Menakar Netralitas Guru



Kurang lebih tiga bulan ke depan Provinsi Jawa Tengah akan menggelar pesta demokrasi yaitu pemilihan gubernur dan wakil gubernur secara langsung. Cagub/cawagub tentu saja akan memperebutkan suara masyarakat Jawa Tengah dengan berbagai cara. Salah satu pemilik suara yang sangat potensial untuk diperebutkan tentu saja berasal dari para guru. Potensi tersebut bukan saja berasal dari guru secara pribadi, akan tetapi guru berpotensi dijadikan sebagai tim sukses para calon gubernur.


Hal tersebut sangat wajar karena guru memiliki posisi yang sangat strategis di dalam masyarakat. Disamping sebagai pendidik, guru merupakan sosok yang hingga saat ini masih disegani dan sering menjadi panutan bagi sebagian besar masyarakat terutama yang berada di wilayah pedesaan.
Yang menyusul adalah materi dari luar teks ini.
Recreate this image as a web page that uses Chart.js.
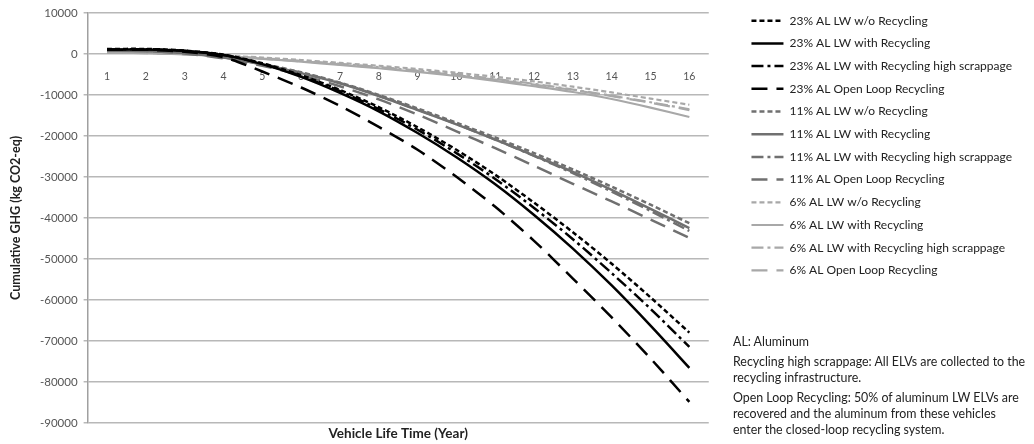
<!DOCTYPE html>
<html>
<head>
<meta charset="utf-8">
<script src="https://cdn.jsdelivr.net/npm/chart.js@4.4.0/dist/chart.umd.min.js"></script>
<style>
  html, body { margin: 0; padding: 0; background: #fff; }
  #wrap { position: relative; width: 1034px; height: 444px; }
  #notes {
    position: absolute; left: 733px; top: 334px; width: 301px;
    font-family: Lato, 'Liberation Sans', sans-serif; font-size: 12.4px;
    color: #222; line-height: 16px;
  }
  #notes p { margin: 0 0 4px 0; white-space: nowrap; }
</style>
</head>
<body>
<div id="wrap">
  <canvas id="myChart" width="1034" height="444"></canvas>
  <div id="notes">
    <p>AL: Aluminum</p>
    <p>Recycling high scrappage: All ELVs are collected to the<br>recycling infrastructure.</p>
    <p>Open Loop Recycling: 50% of aluminum LW ELVs are<br>recovered and the aluminum from these vehicles<br>enter the closed-loop recycling system.</p>
  </div>
</div>
<script>
// Años de vida del vehículo
const years = ['1', '2', '3', '4', '5', '6', '7', '8', '9', '10', '11', '12', '13', '14', '15', '16'];

// Eje Y (kg CO2-eq)
const yMin = -90000;
const yMax = 10000;
const yStep = 10000;

// 23% AL
const al23NoRec     = [1200, 1200, 800, -200, -2300, -5200, -8800, -13000, -17900, -23400, -29500, -36300, -43500, -51200, -59400, -68000];
const al23Rec       = [1000, 1100, 700, -300, -2500, -5600, -9500, -14000, -19300, -25200, -31800, -39300, -47500, -56500, -66300, -76600];
const al23HighScrap = [1100, 1150, 750, -250, -2400, -5400, -9100, -13500, -18500, -24200, -30500, -37600, -45200, -53500, -62200, -71500];
const al23OpenLoop  = [1000, 1000, 500, -800, -4300, -8200, -12700, -17800, -23400, -30000, -37300, -45600, -54800, -64300, -74300, -84900];

// 11% AL
const al11NoRec     = [900, 800, 300, -800, -2400, -4500, -7000, -10000, -13300, -16800, -20400, -24200, -28200, -32400, -36800, -41300];
const al11Rec       = [800, 700, 200, -900, -2600, -4700, -7200, -10300, -13700, -17200, -20900, -24800, -28800, -33200, -37800, -42500];
const al11HighScrap = [850, 750, 250, -850, -2500, -4600, -7100, -10200, -13600, -17100, -20900, -24900, -29100, -33600, -38300, -43200];
const al11OpenLoop  = [800, 700, 100, -1100, -2900, -5200, -7900, -11100, -14800, -18900, -23000, -27300, -31700, -36000, -40400, -44900];

// 6% AL
const al6NoRec      = [400, 300, 0, -400, -900, -1500, -2200, -2900, -3700, -4600, -5600, -6700, -8000, -9400, -10900, -12400];
const al6Rec        = [300, 200, -100, -600, -1200, -1900, -2700, -3500, -4400, -5400, -6600, -7900, -9300, -11000, -13100, -15400];
const al6HighScrap  = [350, 250, -50, -500, -1050, -1700, -2450, -3200, -4050, -5000, -6100, -7300, -8700, -10200, -11800, -13500];
const al6OpenLoop   = [300, 200, -100, -600, -1150, -1800, -2550, -3350, -4200, -5200, -6300, -7500, -8800, -10300, -11900, -13700];

// Estilos de línea
const dashNoRec = [5, 3];
const dashSolid = [];
const dashHighScrap = [12, 4, 3, 4];
const dashOpenLoop = [16, 9];

function serie(label, data, color, dash, width) {
    return {
        label: label,
        data: data,
        borderColor: color,
        backgroundColor: color,
        borderWidth: width,
        borderDash: dash,
        pointRadius: 0,
        pointHoverRadius: 0,
        fill: false,
        tension: 0.3,
        xAxisID: 'x'
    };
}

const datasets = [
    serie('23% AL LW w/o Recycling', al23NoRec, '#000000', dashNoRec, 2.5),
    serie('23% AL LW with Recycling', al23Rec, '#000000', dashSolid, 2.5),
    serie('23% AL LW with Recycling high scrappage', al23HighScrap, '#000000', dashHighScrap, 2.5),
    serie('23% AL Open Loop Recycling', al23OpenLoop, '#000000', dashOpenLoop, 2.5),
    serie('11% AL LW w/o Recycling', al11NoRec, '#707070', dashNoRec, 2.5),
    serie('11% AL LW with Recycling', al11Rec, '#707070', dashSolid, 2.5),
    serie('11% AL LW with Recycling high scrappage', al11HighScrap, '#707070', dashHighScrap, 2.5),
    serie('11% AL Open Loop Recycling', al11OpenLoop, '#707070', dashOpenLoop, 2.5),
    serie('6% AL LW w/o Recycling', al6NoRec, '#a8a8a8', dashNoRec, 2.2),
    serie('6% AL LW with Recycling', al6Rec, '#a8a8a8', dashSolid, 2.2),
    serie('6% AL LW with Recycling high scrappage', al6HighScrap, '#a8a8a8', dashHighScrap, 2.2),
    serie('6% AL Open Loop Recycling', al6OpenLoop, '#a8a8a8', dashOpenLoop, 2.2)
];

// Separación entre el gráfico y la leyenda
const legendGap = 32;
const legendGapPlugin = {
    id: 'legendGap',
    beforeUpdate(chart) {
        if (chart.legend && !chart.legend._gapPatched) {
            const fit = chart.legend.fit;
            chart.legend.fit = function () {
                fit.call(this);
                this.width += legendGap;
            };
            chart.legend._gapPatched = true;
        }
    },
    afterLayout(chart) {
        if (chart.legend) chart.legend.left += legendGap;
    }
};

const fontFam = "Lato, 'Liberation Sans', sans-serif";
const ctx = document.getElementById('myChart').getContext('2d');

window.myChart = new Chart(ctx, {
    type: 'line',
    data: { labels: years, datasets: datasets },
    plugins: [legendGapPlugin],
    options: {
        responsive: false,
        animation: false,
        layout: { padding: { top: 4, right: 12, left: 8, bottom: 2 } },
        plugins: {
            legend: {
                position: 'right',
                align: 'start',
                maxWidth: 420,
                labels: {
                    usePointStyle: true,
                    pointStyle: 'line',
                    pointStyleWidth: 32,
                    padding: 10.7,
                    color: '#222',
                    font: { family: fontFam, size: 12 },
                    // Usa el trazo de cada serie (guiones) en la muestra de la leyenda
                    generateLabels(chart) {
                        const items = Chart.defaults.plugins.legend.labels.generateLabels(chart);
                        items.forEach((item) => {
                            const ds = chart.data.datasets[item.datasetIndex];
                            item.lineDash = ds.borderDash;
                            item.lineWidth = ds.borderWidth;
                            item.strokeStyle = ds.borderColor;
                            item.pointStyle = 'line';
                        });
                        return items;
                    }
                }
            },
            tooltip: { enabled: false }
        },
        scales: {
            x: {
                type: 'category',
                position: { y: 0 },
                offset: true,
                grid: { display: false, drawTicks: false },
                border: { display: false },
                ticks: {
                    padding: 16,
                    color: '#555',
                    font: { family: fontFam, size: 10.5 },
                    maxRotation: 0,
                    autoSkip: false
                }
            },
            x2: {
                type: 'category',
                position: 'bottom',
                offset: true,
                grid: { display: false, drawTicks: false },
                border: { display: false },
                ticks: { display: false },
                title: {
                    display: true,
                    text: 'Vehicle Life Time (Year)',
                    color: '#222',
                    font: { family: fontFam, size: 13.5, weight: 'bold' },
                    padding: { top: 3, bottom: 0 }
                }
            },
            y: {
                min: yMin,
                max: yMax,
                ticks: {
                    stepSize: yStep,
                    color: '#555',
                    font: { family: fontFam, size: 11.5 },
                    padding: 6,
                    callback: (v) => String(v)
                },
                grid: { color: '#b8b8b8', lineWidth: 1.5, tickLength: 4 },
                border: { color: '#a0a0a0', width: 1.5 },
                title: {
                    display: true,
                    text: 'Cumulative GHG (kg CO2-eq)',
                    color: '#222',
                    font: { family: fontFam, size: 12.5, weight: 'bold' },
                    padding: { top: 0, bottom: 11 }
                }
            }
        }
    }
});
</script>
</body>
</html>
Guru juga dianggap memiliki kemampuan persuasif (mempengaruhi) paradigma masyarakat, sehingga akan sangat menjanjikan jika guru dilibatkan menjadi salah satu motor pendulang suara bagi cagub tertentu.
gambar

Meskipun peraturan pemerintah telah memberikan rambu-rambu bahwa guru harus menjaga netralitas politik mereka, akan tetapi faktor kesejahteraan yang masih rendah bisa saja menjadikan mereka gelap mata dan memanfaatkan kesempatan untuk mendapatkan kesejahteraan yang lebih baik. Caranya adalah ikut ambil bagian dalam politik praktis dengan cara mendukung atau menjadi tim sukses dari salah satu cagub yang bersaing dengan harapan akan mendapatkan imbalan berupa materi.

Harus diakui guru merupakan salah satu komoditas politik yang sangat signifikan dalam menaikkan perolehan suara pada pemilihan umum kepala daerah (gubernur). Hal tersebut terbukti saat pelaksanaan pilgub Jawa Tengah pada tahun 2008 yang lalu, dimana salah satu calon wakil gubernur merupakan ketua organisasi guru, sehingga hampir sebagian besar pemilih dari guru memilih calon tersebut. Hal tersebut tentu menunjukkan bahwa independensi guru dalam berpolitik masih diragukan. 

Menurut data dari LPMP pada tahun 2010 jumlah guru di Jawa Tengah kurang lebih mencapai 391.014 orang. Jumlah tersebut pada tahun ini jelas bertambah dan bisa mencapai 400 ribu guru. Jumlah yang sangat besar tentunya, dalam matematika politik pilkada suara tersebut jelas sangat signifikan sehingga sangat wajar jika pada akhirnya suara guru akan menjadi rebutan oleh para calon gubernur pada pilgub Mei mendatang.

Meskipun saat ini guru di Jawa Tengah memiliki posisi yang strategis dan memiliki nilai jual tinggi dalam Pilgub bulan Mei mendatang, akan tetapi diharapkan guru tetap memegang prinsip untuk netral. Artinya guru harus menggunakan hak pilihnya sesuai dengan hati nuraninya masing-masing, tidak boleh menjadi tim sukses salah satu calon serta harus independen.

Bagaimanapun juga guru merupakan sosok panutan bukan hanya bagi peserta didik, melainkan juga bagi masyarakat luas. Oleh sebab itulah guru di Jawa Tengah jangan sampai menjadi korban politik praktis dalam pemilihan gubernur mendatang. Guru memang memiliki hak dalam politik tapi, tapi hak tersebut  seharusnya digunakan sesuai dengan peraturan yang ada.